GA Tech Ocean Science and Engineering Presents Dr. James Morris, Baruch Institute and Dept. of Biol. Sciences, University of South Carolina
The objectives of this research have been to learn how salt marsh vegetation responds to sea- level rise (SLR) and when rates of sediment accretion will not be sustainable. This talk will focus on long-term data collected in marshes at North Inlet, SC since 1984.
This work has led to development of a marsh equilibrium theory now widely used in models of sediment accretion. Marsh plants (Spartina alterniflora) regulate marsh elevation according to the rate of sea-level rise and flooding frequency. There is a range of flooding tolerance and an optimum relative elevation for plant growth.

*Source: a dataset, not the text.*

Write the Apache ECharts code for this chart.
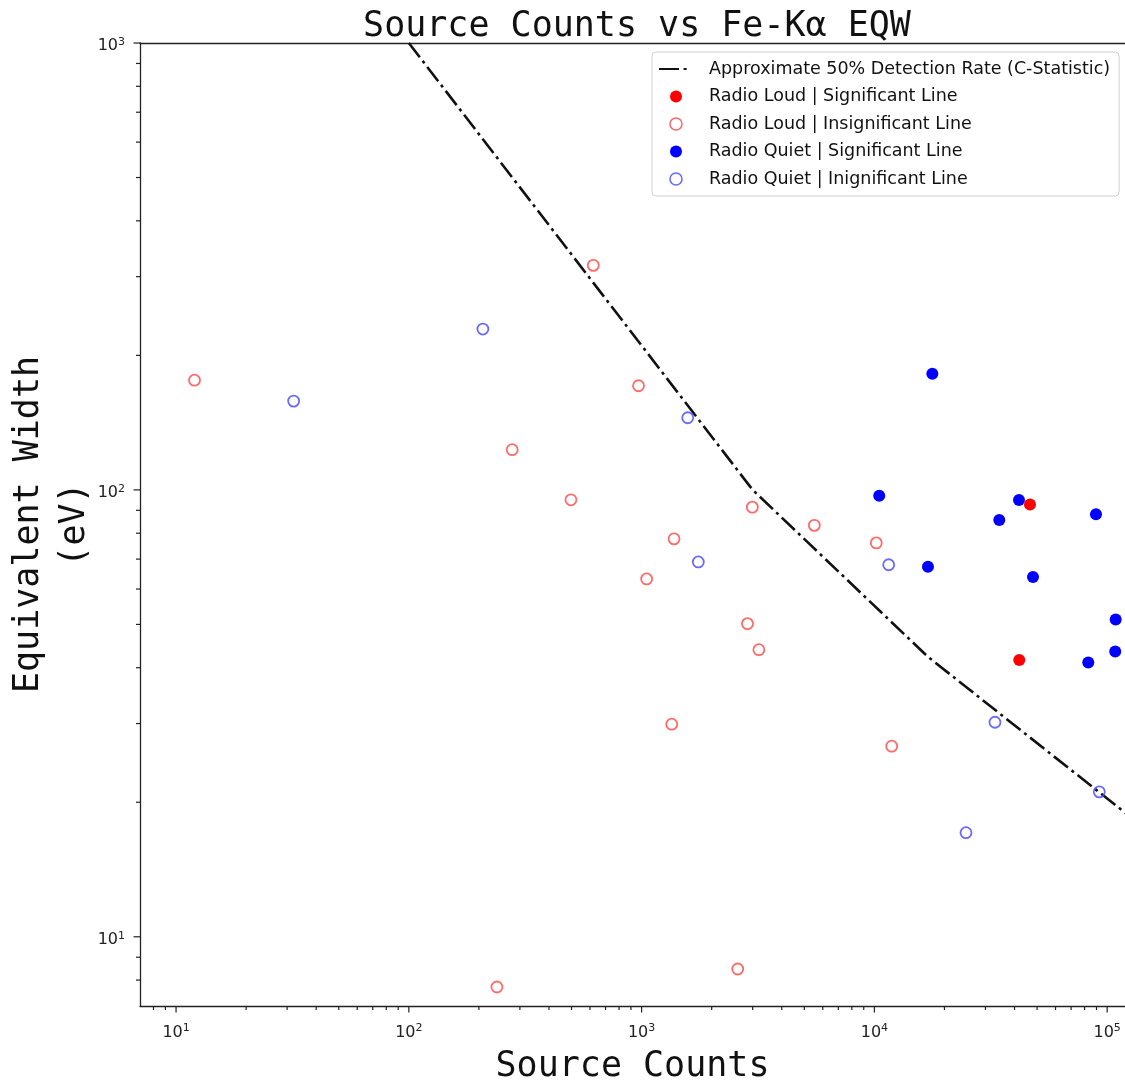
<!DOCTYPE html>
<html>
<head>
<meta charset="utf-8">
<script src="https://cdn.jsdelivr.net/npm/echarts@6/dist/echarts.min.js"></script>
<style>
  html, body { margin: 0; padding: 0; background: #fff; }
  #chart { width: 1125px; height: 1083px; }
</style>
</head>
<body>
<div id="chart"></div>
<script>
// Each point: [source counts, Fe-Kα equivalent width in eV]
const radioLoudSignificant = [[46600, 92.8], [41920, 41.6]];
const radioLoudInsignificant = [
  [12, 176], [620, 318], [970, 171], [278, 123], [497, 95], [2990, 91.5],
  [5520, 83.3], [10190, 76.1], [1378, 77.7], [1051, 63.2], [2850, 50.2],
  [3190, 43.9], [1347, 29.9], [11870, 26.7], [239, 7.72], [2587, 8.47]
];
const radioQuietSignificant = [
  [17740, 182], [10490, 97], [41800, 94.9], [34400, 85.6], [89530, 88.2],
  [16990, 67.3], [48010, 63.8], [108800, 51.3], [108300, 43.5], [82950, 41.1]
];
const radioQuietInsignificant = [
  [32, 158], [208, 229], [1578, 145], [1752, 69], [11520, 68],
  [32960, 30.2], [92500, 21.1], [24750, 17.1]
];

// Approximate 50% detection threshold from C-statistic simulations
const detectionCounts = [100, 3000, 17000, 130000];
const detectionEqw = [1000, 100, 42.3, 18.3];

// Axis limits and decade tick values
const xRange = [7, 119300];
const yRange = [7, 1000];
const decadeTicks = [10, 100, 1000, 10000, 100000];
const minorSteps = [2, 3, 4, 5, 6, 7, 8, 9];

const LINE_NAME = 'Approximate 50% Detection Rate (C-Statistic)';
const RL_SIG = 'Radio Loud | Significant Line';
const RL_INS = 'Radio Loud | Insignificant Line';
const RQ_SIG = 'Radio Quiet | Significant Line';
const RQ_INS = 'Radio Quiet | Inignificant Line';

const RED = '#ff0000', BLUE = '#0000ff';
const RED_OPEN = '#ff4545', BLUE_OPEN = '#4545ff';
const AXIS_COLOR = '#222';
const MONO = '"DejaVu Sans Mono", monospace';
const SANS = '"DejaVu Sans", sans-serif';

function minorTicks(range) {
  const out = [];
  [1, 10, 100, 1000, 10000, 100000].forEach(d => {
    minorSteps.forEach(s => {
      const v = s * d;
      if (v > range[0] && v < range[1]) out.push(v);
    });
  });
  return out;
}

// Outward tick marks drawn through the axis scales
function tickSeries(values, dir, len) {
  return {
    type: 'custom',
    silent: true,
    clip: false,
    z: 6,
    data: values.map(v => dir === 'x' ? [v, yRange[0]] : [xRange[0], v]),
    encode: { x: 0, y: 1 },
    renderItem: (params, api) => {
      const p = api.coord([api.value(0), api.value(1)]);
      const shape = dir === 'x'
        ? { x1: p[0], y1: p[1], x2: p[0], y2: p[1] + len }
        : { x1: p[0] - len, y1: p[1], x2: p[0], y2: p[1] };
      return { type: 'line', shape: shape, style: { stroke: AXIS_COLOR, lineWidth: 1.2 } };
    }
  };
}

function decadeLabel(v) {
  const lg = Math.log10(v);
  const e = Math.round(lg);
  return Math.abs(lg - e) < 1e-6 ? '{n|10}{e|' + e + '}' : '';
}

const labelRich = {
  n: { fontFamily: SANS, fontSize: 16, lineHeight: 19, color: '#222' },
  e: { fontFamily: SANS, fontSize: 11, lineHeight: 10, verticalAlign: 'top', color: '#222' }
};

const chart = echarts.init(document.getElementById('chart'), null, { renderer: 'canvas' });

chart.setOption({
  animation: false,
  backgroundColor: '#fff',
  title: {
    text: 'Source Counts vs Fe-Kα EQW',
    left: 632,
    top: 2,
    textAlign: 'center',
    textStyle: { fontFamily: MONO, fontSize: 35, fontWeight: 'normal', color: '#111', lineHeight: 40 }
  },
  grid: { left: 140, right: 0, top: 43, bottom: 77, containLabel: false, outerBoundsMode: 'none' },
  legend: {
    orient: 'vertical',
    left: 652,
    top: 52,
    padding: [8, 9, 8, 6],
    itemWidth: 34,
    itemHeight: 12,
    itemGap: 9.5,
    selectedMode: false,
    backgroundColor: 'rgba(255,255,255,0.8)',
    borderColor: '#d0d0d0',
    borderWidth: 1,
    borderRadius: 4,
    textStyle: { fontFamily: SANS, fontSize: 17.5, color: '#111', padding: [0, 0, 0, 11] },
    data: [
      { name: LINE_NAME, itemStyle: { color: 'rgba(0,0,0,0)', borderWidth: 0, opacity: 0 }, lineStyle: { type: [20, 4.6, 3, 20] } },
      { name: RL_SIG, icon: 'circle', itemStyle: { color: RED, borderWidth: 0 } },
      { name: RL_INS, icon: 'circle', itemStyle: { color: '#fff', borderColor: RED_OPEN, borderWidth: 1.6 } },
      { name: RQ_SIG, icon: 'circle', itemStyle: { color: BLUE, borderWidth: 0 } },
      { name: RQ_INS, icon: 'circle', itemStyle: { color: '#fff', borderColor: BLUE_OPEN, borderWidth: 1.6 } }
    ]
  },
  xAxis: [
    {
      type: 'log',
      min: xRange[0],
      max: xRange[1],
      position: 'bottom',
      name: 'Source Counts',
      nameLocation: 'middle',
      nameGap: 41,
      nameMoveOverlap: false,
      nameTextStyle: { fontFamily: MONO, fontSize: 35, color: '#111', lineHeight: 40 },
      axisLine: { show: true, lineStyle: { color: AXIS_COLOR, width: 1.3 } },
      axisTick: { show: false },
      splitLine: { show: false },
      axisLabel: { margin: 17, formatter: decadeLabel, rich: labelRich, showMinLabel: true, showMaxLabel: true }
    },
    {
      type: 'log',
      min: xRange[0],
      max: xRange[1],
      position: 'top',
      axisLine: { show: true, lineStyle: { color: AXIS_COLOR, width: 1.3 } },
      axisTick: { show: false },
      axisLabel: { show: false },
      splitLine: { show: false }
    }
  ],
  yAxis: {
    type: 'log',
    min: yRange[0],
    max: yRange[1],
    name: 'Equivalent Width\n(eV)',
    nameLocation: 'middle',
    nameGap: 42,
    nameMoveOverlap: false,
    nameRotate: 90,
    nameTextStyle: { fontFamily: MONO, fontSize: 35, color: '#111', lineHeight: 46, align: 'center' },
    axisLine: { show: true, lineStyle: { color: AXIS_COLOR, width: 1.3 } },
    axisTick: { show: false },
    splitLine: { show: false },
    axisLabel: { margin: 15, padding: [6, 0, 0, 0], formatter: decadeLabel, rich: labelRich }
  },
  series: [
    {
      name: LINE_NAME,
      type: 'line',
      data: detectionCounts.map((c, i) => [c, detectionEqw[i]]),
      symbol: 'none',
      showSymbol: false,
      silent: true,
      clip: true,
      z: 2,
      itemStyle: { color: '#111' },
      lineStyle: { color: '#111', width: 2.6, type: [18, 4.6, 3, 4.6], cap: 'butt' }
    },
    {
      name: RQ_SIG,
      type: 'scatter',
      data: radioQuietSignificant,
      symbol: 'circle',
      symbolSize: 12,
      z: 3,
      itemStyle: { color: BLUE, opacity: 1 }
    },
    {
      name: RQ_INS,
      type: 'scatter',
      data: radioQuietInsignificant,
      symbol: 'circle',
      symbolSize: 11,
      z: 3,
      itemStyle: { color: 'rgba(0,0,0,0)', borderColor: BLUE_OPEN, borderWidth: 1.8 }
    },
    {
      name: RL_SIG,
      type: 'scatter',
      data: radioLoudSignificant,
      symbol: 'circle',
      symbolSize: 12,
      z: 4,
      itemStyle: { color: RED, opacity: 1 }
    },
    {
      name: RL_INS,
      type: 'scatter',
      data: radioLoudInsignificant,
      symbol: 'circle',
      symbolSize: 11,
      z: 4,
      itemStyle: { color: 'rgba(0,0,0,0)', borderColor: RED_OPEN, borderWidth: 1.8 }
    },
    tickSeries(decadeTicks, 'x', 6.5),
    tickSeries(minorTicks(xRange), 'x', 4),
    tickSeries(decadeTicks.filter(v => v <= yRange[1]), 'y', 6.5),
    tickSeries(minorTicks(yRange), 'y', 4)
  ]
});
</script>
</body>
</html>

The equilibrium elevation is a function of the rate of SLR, suspended sediment concentration, and productivity. This is key to understanding how marshes keep pace with sea level. The rate of SLR at North Inlet now exceeds the accretion rate, and marshes there will drown in coming decades. Applying this model to other estuaries, we predict that marsh survival is proportional to tide range.
Marsh plants also orchestrate the nutrient cycles that support their productivity, and at North Inlet these cycles show a high degree of order and self-determination. The inventories of N and P in porewater are small fractions of what is required to support primary production.
Primary production is N-limited and this is consistent with the N:P ratio declining from 14 during early spring to 5 in late summer. There are losses, especially of N, from drainage, denitrification, and export of organic production. These have to be compensated by gains from N fixation, most likely from coupled sulfate reduction.
There is also a coupling between sulfide, iron, and phosphorous that appears to conserve P during the winter and generate soluble P during the active growing season. These couplings coordinate the biogeochemical cycles, and this extends to the tidal creeks that are dominated by benthic sources of nutrients.